- Leader: None (membership conference)
- First Secretary: Rolfe R. Everson
- Founded: 1930; 96 years ago
- Preceded by: Petone Marxian Club, New Zealand Marxian Association
- Headquarters: PO Box 1929, Auckland 1140, New Zealand
- Newspaper: Socialist Review (1934) Socialist Comment (1944–1948) Socialist Viewpoint (1971–1982)
- Ideology: Classical Marxism Socialism Impossibilism
- International affiliation: World Socialist Movement
- Colors: Red

Website
- worldsocialism.org/nz

= World Socialist Party (New Zealand) =

The World Socialist Party of New Zealand (WSPNZ) is a revolutionary socialist and anti-Leninist political party in New Zealand founded in 1930 as the Socialist Party of New Zealand (SPNZ). The WSPNZ is affiliated with the Socialist Party of Great Britain (SPGB) and the World Socialist Movement (WSM).

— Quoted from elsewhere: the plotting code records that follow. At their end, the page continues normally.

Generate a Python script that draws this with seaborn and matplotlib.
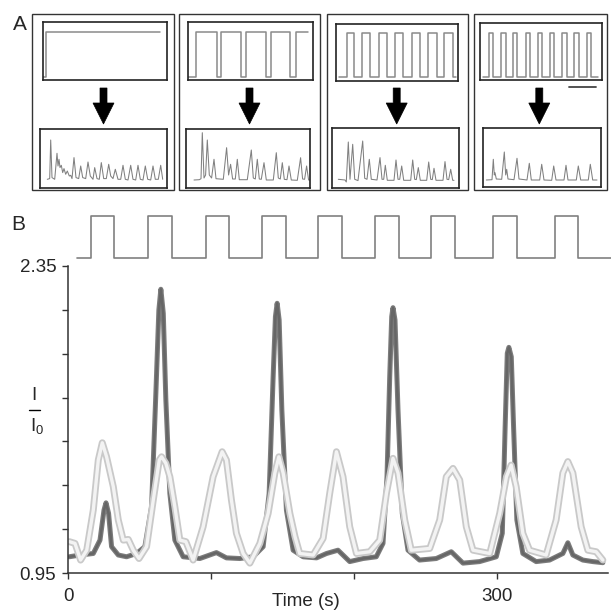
import matplotlib
matplotlib.use("Agg")
import matplotlib.pyplot as plt
import seaborn as sns
from matplotlib.patches import Rectangle, Polygon
from matplotlib.lines import Line2D

# ---------------- data: panel B ----------------
# stimulus (light on/off), time in s
stim_t = [6.5, 16.1, 32.5, 56.3, 72.7, 96.7, 112.8, 135.9, 152.4, 175.0, 191.8,
          215.2, 231.5, 254.3, 270.7, 297.7, 314.0, 341.0, 357.3, 380.5]
stim_on = [0, 1, 0, 1, 0, 1, 0, 1, 0, 1, 0, 1, 0, 1, 0, 1, 0, 1, 0, 0]

# dark trace, I/I0
dark_t = [0.9, 8.4, 17.7, 22.4, 25.2, 26.6, 28.4, 30.5, 35.2, 41.0, 48.0, 53.8,
          58.5, 61.5, 63.6, 65.0, 66.7, 68.5, 71.3, 74.8, 80.6, 92.3, 103.9, 110.9,
          120.3, 129.6, 136.6, 140.8, 143.6, 145.2, 146.4, 147.8, 149.7, 152.9,
          157.6, 164.6, 174.0, 181.0, 189.0, 197.2, 206.5, 215.8, 220.5, 223.3,
          225.2, 226.6, 227.5, 228.9, 231.0, 234.0, 238.0, 246.1, 257.8, 268.3,
          276.5, 288.1, 299.8, 304.0, 306.0, 307.5, 308.6, 310.3, 311.9, 314.2,
          318.4, 327.7, 337.1, 346.4, 349.9, 353.4, 360.4, 367.4, 374.4]
dark_v = [1.024, 1.032, 1.039, 1.10, 1.237, 1.27, 1.222, 1.07, 1.032, 1.024, 1.039,
          1.07, 1.252, 1.769, 2.149, 2.244, 2.134, 1.739, 1.313, 1.10, 1.024, 1.016,
          1.043, 1.019, 1.016, 1.024, 1.07, 1.313, 1.845, 2.119, 2.18, 2.104, 1.693,
          1.237, 1.054, 1.024, 1.019, 1.039, 1.054, 1.002, 1.016, 1.024, 1.085,
          1.389, 1.845, 2.119, 2.16, 2.104, 1.693, 1.222, 1.054, 1.009, 1.016,
          1.047, 0.995, 1.002, 1.024, 1.131, 1.617, 1.952, 1.979, 1.936, 1.617,
          1.192, 1.039, 1.002, 1.009, 1.039, 1.088, 1.032, 1.009, 1.002, 0.997]

# light trace, I/I0
light_t = [0.9, 4.9, 8.8, 13.1, 17.7, 21.2, 24.0, 27.0, 31.7, 35.2, 38.7, 42.2,
           45.7, 49.7, 55.0, 59.7, 63.9, 65.5, 68.5, 71.3, 74.8, 78.3, 82.5, 87.6,
           94.6, 101.6, 107.9, 110.9, 114.4, 117.9, 122.6, 127.3, 134.3, 140.1,
           144.8, 147.6, 150.6, 155.3, 158.9, 162.2, 171.6, 178.6, 183.2, 187.9,
           192.5, 197.2, 201.9, 211.2, 218.2, 222.9, 227.5, 231.0, 235.7, 240.3,
           253.2, 260.2, 264.8, 269.5, 274.2, 278.8, 283.5, 295.2, 302.2, 306.9,
           310.2, 313.7, 318.4, 323.1, 334.7, 341.7, 346.4, 349.9, 353.4, 359.2,
           363.9, 369.7, 374.4]
light_v = [1.093, 1.085, 1.009, 1.054, 1.237, 1.465, 1.544, 1.48, 1.344, 1.192,
           1.10, 1.103, 1.054, 1.016, 1.07, 1.283, 1.465, 1.48, 1.45, 1.389, 1.252,
           1.10, 1.093, 1.009, 1.161, 1.389, 1.503, 1.465, 1.283, 1.131, 1.039,
           0.995, 1.085, 1.222, 1.406, 1.48, 1.406, 1.222, 1.116, 1.039, 1.032,
           1.108, 1.313, 1.503, 1.389, 1.161, 1.039, 1.047, 1.10, 1.313, 1.473,
           1.406, 1.192, 1.054, 1.062, 1.192, 1.389, 1.427, 1.374, 1.161, 1.054,
           1.039, 1.222, 1.389, 1.442, 1.344, 1.131, 1.054, 1.032, 1.192, 1.406,
           1.458, 1.406, 1.161, 1.054, 1.047, 1.009]

y_ticks = [0.95, 1.15, 1.35, 1.55, 1.75, 1.95, 2.15, 2.35]
y_ticklabels = ["0.95", "", "", "", "", "", "", "2.35"]
x_ticks = [0, 100, 200, 300]
x_ticklabels = ["0", "", "", "300"]

# ---------------- data: panel A ----------------
# stimulus protocols (arbitrary time units, on/off)
protoA1_t = [0, 3.3, 117]
protoA1_on = [0, 1, 1]
protoA2_t = [0.3, 8, 28.7, 33, 53, 58, 77.7, 82.7, 102, 108, 120.3]
protoA2_on = [0, 1, 0, 1, 0, 1, 0, 1, 0, 1, 1]
protoA3_t = [3.3, 10.7, 18, 26.3, 34, 43, 50.7, 59, 67.3, 75.7, 84, 92.3, 100.7,
             108, 116.7, 120]
protoA3_on = [0, 1, 0, 1, 0, 1, 0, 1, 0, 1, 0, 1, 0, 1, 0, 0]
protoA4_t = [2.7, 9.3, 13.3, 21, 25.7, 33.3, 37.3, 45.7, 50, 57.7, 62.3, 70, 74.3,
             82.3, 86.7, 94.3, 98.7, 106.7, 111, 118.3]
protoA4_on = [0, 1, 0, 1, 0, 1, 0, 1, 0, 1, 0, 1, 0, 1, 0, 1, 0, 1, 0, 0]

# responses (arbitrary units)
respA1_t = [7.3, 9.7, 10.7, 12, 14.7, 17, 18, 19, 20, 21.3, 22.7, 24, 25.7, 27.3,
            29.3, 30.7, 32, 34, 36, 38.7, 40.7, 42.7, 45.7, 48, 50.3, 53, 54.7, 57,
            59.3, 61.3, 63.7, 66.3, 68.7, 70.7, 73, 75.3, 78, 80.7, 83, 85.3, 88,
            90.7, 93, 95.7, 98, 100.3, 103, 105.3, 107.7, 110.7, 113, 115.3, 118.3,
            120.7, 122.7]
respA1_v = [0, 0.7, 39.3, 1.7, 0, 26, 13.3, 20, 11.7, 14, 6.7, 10.7, 5, 8.3, 3.3,
            4, 0.7, 21.7, 1.7, 0.7, 13.3, 1.7, 0.7, 17.3, 3.3, 0, 11.7, 0.7, 0,
            16.7, 0.7, 0.7, 15, 3.3, 0.7, 10, 0, 0, 14, 0, -0.7, 14, 0, -0.7, 14,
            0, -0.7, 13.3, 0, -0.7, 13.3, 0, 0, 14, 0]
respA2_t = [6.7, 12, 13.7, 15, 16.7, 18.3, 20, 22, 24.3, 26.7, 28.7, 36, 39.3, 41.3,
            43.3, 45.3, 48, 50, 52, 60, 64, 66, 68, 70, 72, 74, 76.7, 79, 86, 89,
            91, 93, 95, 97, 99.7, 101.7, 104, 110, 113.3, 115.3, 117.3, 119.3,
            121.3, 123]
respA2_v = [0, 0.3, 1.3, 47.3, 2, 5, 40, 5, 2, 20.7, 1.3, 0.7, 32.3, 5, 15.7, 1, 1,
            20.7, 0.3, 0.3, 30, 2, 1, 20.7, 1, 0.7, 17.3, 0, 0, 27.3, 2, 1, 17.3,
            0.7, 0.3, 14, 0, -0.3, 22.3, 1, 0.7, 14, 0, 0]
respA3_t = [6.3, 13, 14.3, 16.3, 18, 20.7, 22.7, 26, 30.7, 32.7, 35, 37.3, 39.3, 45,
            48, 50, 51.7, 53.3, 55.3, 62, 64, 66, 67.7, 69.7, 71.7, 78.7, 80.7,
            82.7, 84.3, 86.3, 88.3, 94.7, 96.7, 98.7, 100.3, 102, 104, 111, 113,
            115, 116.7, 118.7, 120.7, 122]
respA3_v = [1, 0.3, -1.7, 38.3, 1, 36, 1, -0.3, 39.3, 2, 1, 21, 1, 0.3, 22.7, 1, 1,
            15, 0, 0, 20.3, 1, 1, 14.3, 0, 0, 20.3, 1, 0.7, 12.7, 0, 0, 18.3, 1,
            0.7, 12, 0, 0, 18.7, 1, 0.7, 11, 0, 0]
respA4_t = [3.3, 9, 10.3, 11.3, 12, 13.3, 18.7, 21.3, 22.7, 23.7, 25, 31, 34, 36,
            44, 46.3, 48.3, 56.7, 58.7, 61, 68.7, 70.7, 73, 81, 83, 85, 93.3, 95.3,
            97.7, 105.3, 107.3, 109.7, 114]
respA4_v = [0, 0.3, 20.7, 5, 7.3, 1, 0.7, 28, 5, 10.7, 1, 0.3, 21.7, 1, 0, 16.7, 0,
            0, 15.7, 0, -0.3, 14, 0, 0, 14.7, 0, 0, 14, 0, 0, 15.7, 0, 0]

W, H = 611, 611
sns.set_style("ticks")
plt.rcParams["font.family"] = ["Liberation Sans", "DejaVu Sans"]
plt.rcParams["mathtext.fontset"] = "custom"
plt.rcParams["mathtext.rm"] = "Liberation Sans"

fig = plt.figure(figsize=(W / 100, H / 100), dpi=100)


def px_axes(x0, y0, x1, y1):
    # axes placed by pixel box (top-left origin)
    return fig.add_axes([x0 / W, 1 - y1 / H, (x1 - x0) / W, (y1 - y0) / H])


# overlay for frames, arrows and letters
ov = fig.add_axes([0, 0, 1, 1], zorder=-1)
ov.set_xlim(0, W)
ov.set_ylim(H, 0)
ov.axis("off")

outer = [(32, 14, 174, 190), (179, 14, 320, 190), (327, 14, 468, 190), (474, 14, 607, 190)]
for x0, y0, x1, y1 in outer:
    ov.add_patch(Rectangle((x0, y0), x1 - x0, y1 - y0, fill=False, ec="#333333", lw=1.0))

arrow_cx = [103.5, 249.5, 396.7, 539.3]
for cx in arrow_cx:
    ov.add_patch(Polygon([(cx - 3.5, 88), (cx + 3.5, 88), (cx + 3.5, 103), (cx + 10.5, 103),
                          (cx, 124), (cx - 10.5, 103), (cx - 3.5, 103)],
                         closed=True, fc="black", ec="black", lw=0.5))

# scale bar
ov.add_line(Line2D([569, 596], [87, 87], color="#444444", lw=1.3))

fig.text(13 / W, 1 - 24 / H, "A", fontsize=15, va="center", ha="left")
fig.text(11 / W, 1 - 224 / H, "B", fontsize=15, va="center", ha="left")

top_boxes = [(43, 22, 167, 80), (188, 22, 313, 80), (336, 24, 458, 81), (480, 23, 602, 80)]
top_ylims = [(-0.06, 1.229), (-0.06, 1.229), (-0.084, 1.211), (-0.061, 1.234)]
protos = [(protoA1_t, protoA1_on), (protoA2_t, protoA2_on),
          (protoA3_t, protoA3_on), (protoA4_t, protoA4_on)]
for (x0, y0, x1, y1), yl, (pt, pon) in zip(top_boxes, top_ylims, protos):
    a = px_axes(x0, y0, x1, y1)
    sns.lineplot(x=pt, y=pon, ax=a, color="#8a8a8a", lw=1.1, drawstyle="steps-post",
                 sort=False, estimator=None)
    a.set_xlim(0, x1 - x0)
    a.set_ylim(*yl)
    a.set_xticks([])
    a.set_yticks([])
    a.set_xlabel("")
    a.set_ylabel("")
    for s in a.spines.values():
        s.set_visible(True)
        s.set_color("#222222")
        s.set_linewidth(1.2)

bot_boxes = [(40, 129, 167, 188), (186, 129, 310, 188), (332, 128, 459, 188), (483, 128, 601, 187)]
bot_xoff = [0, -1.3, 0, 0]
bot_base = [8.7, 8.0, 7.7, 7.0]
resps = [(respA1_t, respA1_v), (respA2_t, respA2_v),
         (respA3_t, respA3_v), (respA4_t, respA4_v)]
for (x0, y0, x1, y1), xo, b, (rt, rv) in zip(bot_boxes, bot_xoff, bot_base, resps):
    a = px_axes(x0, y0, x1, y1)
    sns.lineplot(x=rt, y=rv, ax=a, color="#808080", lw=0.75, sort=False, estimator=None)
    a.set_xlim(xo, xo + (x1 - x0))
    a.set_ylim(-b, (y1 - y0) - b)
    a.set_xticks([])
    a.set_yticks([])
    a.set_xlabel("")
    a.set_ylabel("")
    for s in a.spines.values():
        s.set_visible(True)
        s.set_color("#222222")
        s.set_linewidth(1.2)

# ---------------- panel B ----------------
ax_stim = px_axes(68, 208, 611, 264)
sns.lineplot(x=stim_t, y=stim_on, ax=ax_stim, color="#808080", lw=1.2,
             drawstyle="steps-post", sort=False, estimator=None)
ax_stim.set_xlim(0, (611 - 68) / 1.4286)
ax_stim.set_ylim(-6 / 42, 1 + 8 / 42)
ax_stim.axis("off")

ax = px_axes(68, 266, 608, 573)
sns.lineplot(x=dark_t, y=dark_v, ax=ax, color="#7c7c7c", lw=3.6, sort=False, estimator=None)
sns.lineplot(x=dark_t, y=dark_v, ax=ax, color="#666666", lw=1.8, sort=False, estimator=None)
sns.lineplot(x=light_t, y=light_v, ax=ax, color="#c9c9c9", lw=5.0, sort=False, estimator=None)
sns.lineplot(x=light_t, y=light_v, ax=ax, color="#f3f3f3", lw=2.4, sort=False, estimator=None)
ax.set_xlim(0, 378)
ax.set_ylim(0.95, 2.35)
ax.set_yticks(y_ticks)
ax.set_yticklabels(y_ticklabels)
ax.set_xticks(x_ticks)
ax.set_xticklabels(x_ticklabels)
ax.set_xlabel("")
ax.set_ylabel("")
sns.despine(ax=ax)
for s in ("left", "bottom"):
    ax.spines[s].set_color("#333333")
    ax.spines[s].set_linewidth(1.1)
ax.tick_params(axis="both", length=4.5, width=1.0, color="#333333", labelsize=13.5, pad=4)
ax.tick_params(axis="x", pad=6)

fig.text(306 / W, 1 - 601 / H, "Time (s)", fontsize=13.5, ha="center", va="center")
# y label: I over I0
fig.text(34 / W, 1 - 395 / H, "I", fontsize=13.5, ha="center", va="center")
ov.add_line(Line2D([29, 40], [410, 410], color="black", lw=1.0))
fig.text(37 / W, 1 - 426 / H, r"$\mathregular{I_0}$", fontsize=13.5, ha="center", va="center")

fig.savefig("out.png", dpi=100)
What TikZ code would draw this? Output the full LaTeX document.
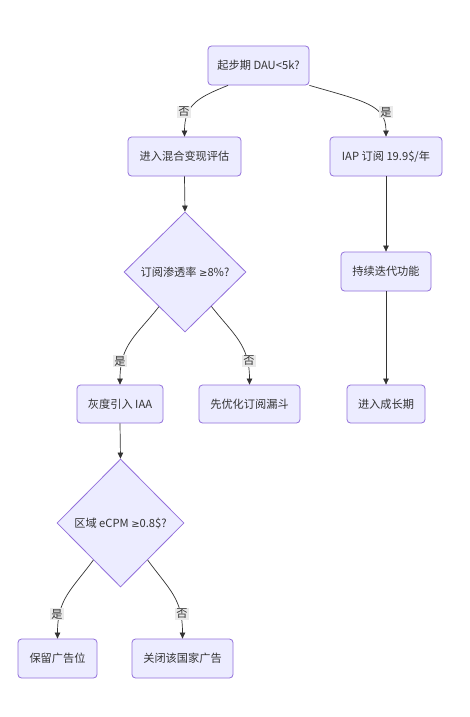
\documentclass[tikz,border=0pt]{standalone}
\usepackage{fontspec}
\setmainfont{Noto Sans CJK SC}
\newfontfamily\symfont{DejaVu Sans}
\usetikzlibrary{shapes.geometric,arrows.meta,calc}
\definecolor{nodefill}{HTML}{ECECFF}
\definecolor{nodeline}{HTML}{9370DB}
\definecolor{ink}{HTML}{333333}
\definecolor{labelbg}{HTML}{EAEAEA}
\newcommand{\mygeq}{{\symfont\fontsize{10}{12}\selectfont ≥}}
\begin{document}
\begin{tikzpicture}[x=1pt,y=-1pt,
  every node/.style={font=\fontsize{11.2}{13}\selectfont, text=ink},
  procbox/.style={draw=nodeline, fill=nodefill, line width=0.8pt, rounded corners=3.5pt, inner sep=0pt, minimum height=39},
  decbox/.style={draw=nodeline, fill=nodefill, line width=0.8pt, diamond, inner sep=0pt},
  edgelab/.style={fill=labelbg, inner sep=1pt, font=\fontsize{11.2}{13}\selectfont},
  edge/.style={draw=ink, line width=0.7pt, -{Triangle[length=6pt,width=5.5pt]}}
]
\useasboundingbox (0,0) rectangle (470,717);
\fill[white] (0,0) rectangle (470,717);

\node[procbox, minimum width=101] (start) at (258.5,65.5) {起步期 DAU<5k?};
\node[procbox, minimum width=113] (mix) at (184.5,156.5) {进入混合变现评估};
\node[procbox, minimum width=112] (iap) at (386,156.5) {IAP 订阅 19.9\$/年};
\node[decbox, minimum width=122, minimum height=120] (sub) at (185,272) {订阅渗透率 \mygeq8\%?};
\node[procbox, minimum width=90] (iter) at (386,271.5) {持续迭代功能};
\node[procbox, minimum width=86, minimum height=38] (iaa) at (120,404) {灰度引入 IAA};
\node[procbox, minimum width=101, minimum height=38] (funnel) at (249.5,404) {先优化订阅漏斗};
\node[procbox, minimum width=78, minimum height=38] (grow) at (386,404) {进入成长期};
\node[decbox, minimum width=127, minimum height=128] (ecpm) at (120.5,523) {区域 eCPM \mygeq0.8\$?};
\node[procbox, minimum width=79] (keep) at (57.5,658.5) {保留广告位};
\node[procbox, minimum width=101] (close) at (182.5,658.5) {关闭该国家广告};

% edges
\draw[edge] ([xshift=-30.5]start.south) .. controls +(-30,12) and +(0,-32) .. (mix.north);
\draw[edge] ([xshift=51]start.south) .. controls +(55,16) and +(0,-32) .. (iap.north);
\draw[edge] (mix.south) -- (sub.north);
\draw[edge] (iap.south) -- (iter.north);
\draw[edge] (iter.south) -- (grow.north);
\draw[edge] ($(sub.south west)!0.15!(sub.south)$) .. controls +(-22,28) and +(0,-40) .. (iaa.north);
\draw[edge] ($(sub.south east)!0.14!(sub.south)$) .. controls +(22,28) and +(0,-40) .. (funnel.north);
\draw[edge] (iaa.south) -- (ecpm.north);
\draw[edge] ($(ecpm.south west)!0.15!(ecpm.south)$) .. controls +(-22,30) and +(0,-40) .. (keep.north);
\draw[edge] ($(ecpm.south east)!0.15!(ecpm.south)$) .. controls +(22,30) and +(0,-40) .. (close.north);

% edge labels
\node[edgelab] (l1) at (184,112) {否};
\node[edgelab] (l2) at (386,112) {是};
\node[edgelab] (l3) at (120,361) {是};
\node[edgelab] (l4) at (249,361) {否};
\node[edgelab] (l5) at (57,614) {是};
\node[edgelab] (l6) at (182,614) {否};
\end{tikzpicture}
\end{document}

The party was formed by members of the Petone Marxian Club and New Zealand Marxian Association, with significant involvement from former members of the Australian Socialist Party. In January 1934, the party created a journal, named the Socialist Review, however due to increasing economic difficulties, it stopped publication in July of that year. In the 1940s, the party co-operated on Socialist Comment. In 1971, the party contested its first parliamentary election and in 1975 put up seven candidates.

The WSPNZ last ran a candidate in the 1996 election, gaining a total of 27 votes.

== Radio ==
The WSPNZ ran Radio Imagine 88.3 FM out of Manurewa, Auckland, starting as early as 2001.